**REQUIREMENT**
Output the material below in full, exactly as it is.
____ MATERIAL
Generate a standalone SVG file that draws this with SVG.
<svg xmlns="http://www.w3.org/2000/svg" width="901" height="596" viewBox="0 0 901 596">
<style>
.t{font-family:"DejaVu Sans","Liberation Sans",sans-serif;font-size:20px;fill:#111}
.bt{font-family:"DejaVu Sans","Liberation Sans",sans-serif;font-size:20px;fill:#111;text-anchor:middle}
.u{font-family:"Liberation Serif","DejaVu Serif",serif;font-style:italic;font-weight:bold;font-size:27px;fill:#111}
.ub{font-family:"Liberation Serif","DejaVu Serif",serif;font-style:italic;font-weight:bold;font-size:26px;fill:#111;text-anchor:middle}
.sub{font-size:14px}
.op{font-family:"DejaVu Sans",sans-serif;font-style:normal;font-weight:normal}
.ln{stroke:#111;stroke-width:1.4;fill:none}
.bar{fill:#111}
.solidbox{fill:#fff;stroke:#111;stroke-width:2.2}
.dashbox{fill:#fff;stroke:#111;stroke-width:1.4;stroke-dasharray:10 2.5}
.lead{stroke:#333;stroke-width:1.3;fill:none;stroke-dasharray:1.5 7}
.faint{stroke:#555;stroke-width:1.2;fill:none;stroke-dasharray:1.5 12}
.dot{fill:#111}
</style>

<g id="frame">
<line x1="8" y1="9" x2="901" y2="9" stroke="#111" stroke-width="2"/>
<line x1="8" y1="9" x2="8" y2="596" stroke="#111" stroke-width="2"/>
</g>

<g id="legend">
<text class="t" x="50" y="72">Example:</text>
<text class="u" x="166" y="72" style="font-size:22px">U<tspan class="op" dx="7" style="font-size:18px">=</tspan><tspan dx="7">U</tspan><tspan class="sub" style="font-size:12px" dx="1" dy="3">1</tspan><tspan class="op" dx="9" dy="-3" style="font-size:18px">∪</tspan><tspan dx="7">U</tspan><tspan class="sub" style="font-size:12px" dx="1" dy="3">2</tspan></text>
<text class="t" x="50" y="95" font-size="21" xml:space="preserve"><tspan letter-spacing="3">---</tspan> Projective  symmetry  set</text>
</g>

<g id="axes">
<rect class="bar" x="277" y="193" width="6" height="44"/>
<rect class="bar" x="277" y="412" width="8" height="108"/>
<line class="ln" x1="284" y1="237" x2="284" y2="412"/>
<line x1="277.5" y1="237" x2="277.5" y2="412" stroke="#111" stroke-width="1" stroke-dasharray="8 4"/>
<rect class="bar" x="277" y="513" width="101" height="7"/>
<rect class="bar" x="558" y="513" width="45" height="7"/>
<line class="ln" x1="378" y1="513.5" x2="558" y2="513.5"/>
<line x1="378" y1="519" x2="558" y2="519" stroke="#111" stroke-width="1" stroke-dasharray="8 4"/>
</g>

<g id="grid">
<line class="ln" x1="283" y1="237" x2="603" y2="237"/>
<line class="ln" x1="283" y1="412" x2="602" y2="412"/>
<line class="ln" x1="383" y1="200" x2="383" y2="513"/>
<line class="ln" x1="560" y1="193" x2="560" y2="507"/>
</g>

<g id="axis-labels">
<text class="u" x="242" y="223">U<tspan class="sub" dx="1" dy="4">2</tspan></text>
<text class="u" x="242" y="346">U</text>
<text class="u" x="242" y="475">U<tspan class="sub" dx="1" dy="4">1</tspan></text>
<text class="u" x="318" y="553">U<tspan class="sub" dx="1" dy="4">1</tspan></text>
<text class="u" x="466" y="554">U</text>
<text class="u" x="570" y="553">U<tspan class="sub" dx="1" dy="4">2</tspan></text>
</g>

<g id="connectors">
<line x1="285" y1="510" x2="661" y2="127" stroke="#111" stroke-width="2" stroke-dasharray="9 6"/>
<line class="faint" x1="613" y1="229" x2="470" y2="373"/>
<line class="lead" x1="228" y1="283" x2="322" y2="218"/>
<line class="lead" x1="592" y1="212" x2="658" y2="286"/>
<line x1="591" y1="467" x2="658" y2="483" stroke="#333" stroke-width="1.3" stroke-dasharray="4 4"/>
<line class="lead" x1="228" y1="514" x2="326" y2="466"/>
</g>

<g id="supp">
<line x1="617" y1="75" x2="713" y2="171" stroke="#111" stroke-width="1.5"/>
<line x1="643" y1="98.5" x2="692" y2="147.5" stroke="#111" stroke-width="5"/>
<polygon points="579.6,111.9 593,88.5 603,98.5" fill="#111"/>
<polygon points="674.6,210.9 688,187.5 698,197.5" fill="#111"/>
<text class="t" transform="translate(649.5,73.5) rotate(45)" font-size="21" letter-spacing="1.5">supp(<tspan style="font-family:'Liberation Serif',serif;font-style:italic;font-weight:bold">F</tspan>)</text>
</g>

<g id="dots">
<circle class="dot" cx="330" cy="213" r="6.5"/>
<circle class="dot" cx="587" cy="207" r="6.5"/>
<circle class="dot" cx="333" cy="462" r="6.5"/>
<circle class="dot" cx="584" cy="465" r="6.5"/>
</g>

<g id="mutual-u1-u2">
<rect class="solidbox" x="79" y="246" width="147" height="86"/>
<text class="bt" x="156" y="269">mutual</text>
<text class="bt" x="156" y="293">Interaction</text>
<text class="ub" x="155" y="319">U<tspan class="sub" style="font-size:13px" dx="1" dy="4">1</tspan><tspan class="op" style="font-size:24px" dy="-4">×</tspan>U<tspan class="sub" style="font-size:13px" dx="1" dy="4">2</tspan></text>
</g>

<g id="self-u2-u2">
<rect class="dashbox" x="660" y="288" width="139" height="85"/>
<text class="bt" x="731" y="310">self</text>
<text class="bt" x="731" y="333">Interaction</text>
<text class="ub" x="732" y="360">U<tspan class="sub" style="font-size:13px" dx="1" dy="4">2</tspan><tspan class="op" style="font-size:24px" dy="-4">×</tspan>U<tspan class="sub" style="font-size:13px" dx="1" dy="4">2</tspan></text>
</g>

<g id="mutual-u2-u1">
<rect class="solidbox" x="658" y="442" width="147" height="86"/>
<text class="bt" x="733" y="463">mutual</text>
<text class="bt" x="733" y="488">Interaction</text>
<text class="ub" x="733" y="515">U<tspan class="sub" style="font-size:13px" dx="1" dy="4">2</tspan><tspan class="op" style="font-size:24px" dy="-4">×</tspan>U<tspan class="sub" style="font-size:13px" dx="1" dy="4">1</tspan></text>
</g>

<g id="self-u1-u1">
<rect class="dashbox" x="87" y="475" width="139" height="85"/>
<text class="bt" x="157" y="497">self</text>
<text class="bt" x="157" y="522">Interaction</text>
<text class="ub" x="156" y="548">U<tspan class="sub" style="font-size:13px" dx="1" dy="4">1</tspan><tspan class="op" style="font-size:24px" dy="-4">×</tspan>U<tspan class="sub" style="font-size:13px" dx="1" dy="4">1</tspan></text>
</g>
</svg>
________
**EXPECTED ANSWER**
Generate a standalone SVG file that draws this with SVG.
<svg xmlns="http://www.w3.org/2000/svg" width="901" height="596" viewBox="0 0 901 596">
<style>
.t{font-family:"DejaVu Sans","Liberation Sans",sans-serif;font-size:20px;fill:#111}
.bt{font-family:"DejaVu Sans","Liberation Sans",sans-serif;font-size:20px;fill:#111;text-anchor:middle}
.u{font-family:"Liberation Serif","DejaVu Serif",serif;font-style:italic;font-weight:bold;font-size:27px;fill:#111}
.ub{font-family:"Liberation Serif","DejaVu Serif",serif;font-style:italic;font-weight:bold;font-size:26px;fill:#111;text-anchor:middle}
.sub{font-size:14px}
.op{font-family:"DejaVu Sans",sans-serif;font-style:normal;font-weight:normal}
.ln{stroke:#111;stroke-width:1.4;fill:none}
.bar{fill:#111}
.solidbox{fill:#fff;stroke:#111;stroke-width:2.2}
.dashbox{fill:#fff;stroke:#111;stroke-width:1.4;stroke-dasharray:10 2.5}
.lead{stroke:#333;stroke-width:1.3;fill:none;stroke-dasharray:1.5 7}
.faint{stroke:#555;stroke-width:1.2;fill:none;stroke-dasharray:1.5 12}
.dot{fill:#111}
</style>

<g id="frame">
<line x1="8" y1="9" x2="901" y2="9" stroke="#111" stroke-width="2"/>
<line x1="8" y1="9" x2="8" y2="596" stroke="#111" stroke-width="2"/>
</g>

<g id="legend">
<text class="t" x="50" y="72">Example:</text>
<text class="u" x="166" y="72" style="font-size:22px">U<tspan class="op" dx="7" style="font-size:18px">=</tspan><tspan dx="7">U</tspan><tspan class="sub" style="font-size:12px" dx="1" dy="3">1</tspan><tspan class="op" dx="9" dy="-3" style="font-size:18px">∪</tspan><tspan dx="7">U</tspan><tspan class="sub" style="font-size:12px" dx="1" dy="3">2</tspan></text>
<text class="t" x="50" y="95" font-size="21" xml:space="preserve"><tspan letter-spacing="3">---</tspan> Projective  symmetry  set</text>
</g>

<g id="axes">
<rect class="bar" x="277" y="193" width="6" height="44"/>
<rect class="bar" x="277" y="412" width="8" height="108"/>
<line class="ln" x1="284" y1="237" x2="284" y2="412"/>
<line x1="277.5" y1="237" x2="277.5" y2="412" stroke="#111" stroke-width="1" stroke-dasharray="8 4"/>
<rect class="bar" x="277" y="513" width="101" height="7"/>
<rect class="bar" x="558" y="513" width="45" height="7"/>
<line class="ln" x1="378" y1="513.5" x2="558" y2="513.5"/>
<line x1="378" y1="519" x2="558" y2="519" stroke="#111" stroke-width="1" stroke-dasharray="8 4"/>
</g>

<g id="grid">
<line class="ln" x1="283" y1="237" x2="603" y2="237"/>
<line class="ln" x1="283" y1="412" x2="602" y2="412"/>
<line class="ln" x1="383" y1="200" x2="383" y2="513"/>
<line class="ln" x1="560" y1="193" x2="560" y2="507"/>
</g>

<g id="axis-labels">
<text class="u" x="242" y="223">U<tspan class="sub" dx="1" dy="4">2</tspan></text>
<text class="u" x="242" y="346">U</text>
<text class="u" x="242" y="475">U<tspan class="sub" dx="1" dy="4">1</tspan></text>
<text class="u" x="318" y="553">U<tspan class="sub" dx="1" dy="4">1</tspan></text>
<text class="u" x="466" y="554">U</text>
<text class="u" x="570" y="553">U<tspan class="sub" dx="1" dy="4">2</tspan></text>
</g>

<g id="connectors">
<line x1="285" y1="510" x2="661" y2="127" stroke="#111" stroke-width="2" stroke-dasharray="9 6"/>
<line class="faint" x1="613" y1="229" x2="470" y2="373"/>
<line class="lead" x1="228" y1="283" x2="322" y2="218"/>
<line class="lead" x1="592" y1="212" x2="658" y2="286"/>
<line x1="591" y1="467" x2="658" y2="483" stroke="#333" stroke-width="1.3" stroke-dasharray="4 4"/>
<line class="lead" x1="228" y1="514" x2="326" y2="466"/>
</g>

<g id="supp">
<line x1="617" y1="75" x2="713" y2="171" stroke="#111" stroke-width="1.5"/>
<line x1="643" y1="98.5" x2="692" y2="147.5" stroke="#111" stroke-width="5"/>
<polygon points="579.6,111.9 593,88.5 603,98.5" fill="#111"/>
<polygon points="674.6,210.9 688,187.5 698,197.5" fill="#111"/>
<text class="t" transform="translate(649.5,73.5) rotate(45)" font-size="21" letter-spacing="1.5">supp(<tspan style="font-family:'Liberation Serif',serif;font-style:italic;font-weight:bold">F</tspan>)</text>
</g>

<g id="dots">
<circle class="dot" cx="330" cy="213" r="6.5"/>
<circle class="dot" cx="587" cy="207" r="6.5"/>
<circle class="dot" cx="333" cy="462" r="6.5"/>
<circle class="dot" cx="584" cy="465" r="6.5"/>
</g>

<g id="mutual-u1-u2">
<rect class="solidbox" x="79" y="246" width="147" height="86"/>
<text class="bt" x="156" y="269">mutual</text>
<text class="bt" x="156" y="293">Interaction</text>
<text class="ub" x="155" y="319">U<tspan class="sub" style="font-size:13px" dx="1" dy="4">1</tspan><tspan class="op" style="font-size:24px" dy="-4">×</tspan>U<tspan class="sub" style="font-size:13px" dx="1" dy="4">2</tspan></text>
</g>

<g id="self-u2-u2">
<rect class="dashbox" x="660" y="288" width="139" height="85"/>
<text class="bt" x="731" y="310">self</text>
<text class="bt" x="731" y="333">Interaction</text>
<text class="ub" x="732" y="360">U<tspan class="sub" style="font-size:13px" dx="1" dy="4">2</tspan><tspan class="op" style="font-size:24px" dy="-4">×</tspan>U<tspan class="sub" style="font-size:13px" dx="1" dy="4">2</tspan></text>
</g>

<g id="mutual-u2-u1">
<rect class="solidbox" x="658" y="442" width="147" height="86"/>
<text class="bt" x="733" y="463">mutual</text>
<text class="bt" x="733" y="488">Interaction</text>
<text class="ub" x="733" y="515">U<tspan class="sub" style="font-size:13px" dx="1" dy="4">2</tspan><tspan class="op" style="font-size:24px" dy="-4">×</tspan>U<tspan class="sub" style="font-size:13px" dx="1" dy="4">1</tspan></text>
</g>

<g id="self-u1-u1">
<rect class="dashbox" x="87" y="475" width="139" height="85"/>
<text class="bt" x="157" y="497">self</text>
<text class="bt" x="157" y="522">Interaction</text>
<text class="ub" x="156" y="548">U<tspan class="sub" style="font-size:13px" dx="1" dy="4">1</tspan><tspan class="op" style="font-size:24px" dy="-4">×</tspan>U<tspan class="sub" style="font-size:13px" dx="1" dy="4">1</tspan></text>
</g>
</svg>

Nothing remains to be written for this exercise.